A Case for NUMA-Aware Contention Management on Multicore Systems

On multicore systems contention for shared resources occurs when memory-intensive threads are co-scheduled on cores that share parts of the memory hierarchy, such as last-level caches and memory controllers. Previous work investigated how contention could be addressed via scheduling. A contention-aware scheduler separates competing threads onto separate memory hierarchy domains to eliminate resource sharing and, as a consequence, mitigate contention. However, all previous work on contention-aware scheduling assumed that the underlying system is UMA (uniform memory access latencies, single memory controller). Modern multicore systems, however, are NUMA, which means that they feature non-uniform memory access latencies and multiple memory controllers. We discovered that contention management is a lot more difficult on NUMA systems, because the scheduler must not only consider the placement of threads, but also the placement of their memory.

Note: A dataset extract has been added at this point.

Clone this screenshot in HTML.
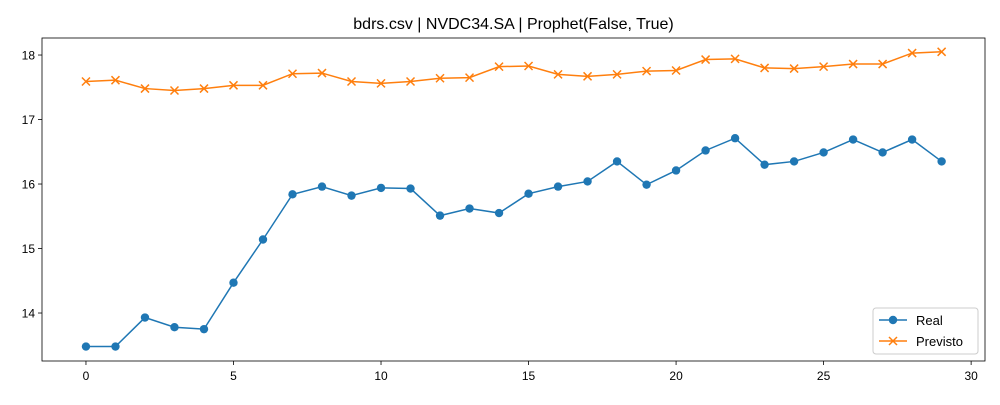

This is mostly required to eliminate contention for memory controllers contrary to the popular belief that remote access latency is the dominant concern. In this work we quantify the effects on performance imposed by resource contention and remote access latency. This analysis inspires the design of a contention-aware scheduling algorithm for NUMA systems. This algorithm significantly outperforms a NUMA-unaware algorithm proposed before as well as the default Linux scheduler. We also investigate memory migration strategies, which are the necessary part of the NUMA contention-aware scheduling algorithm. Finally, we propose and evaluate a new contention management algorithm that is priority-aware.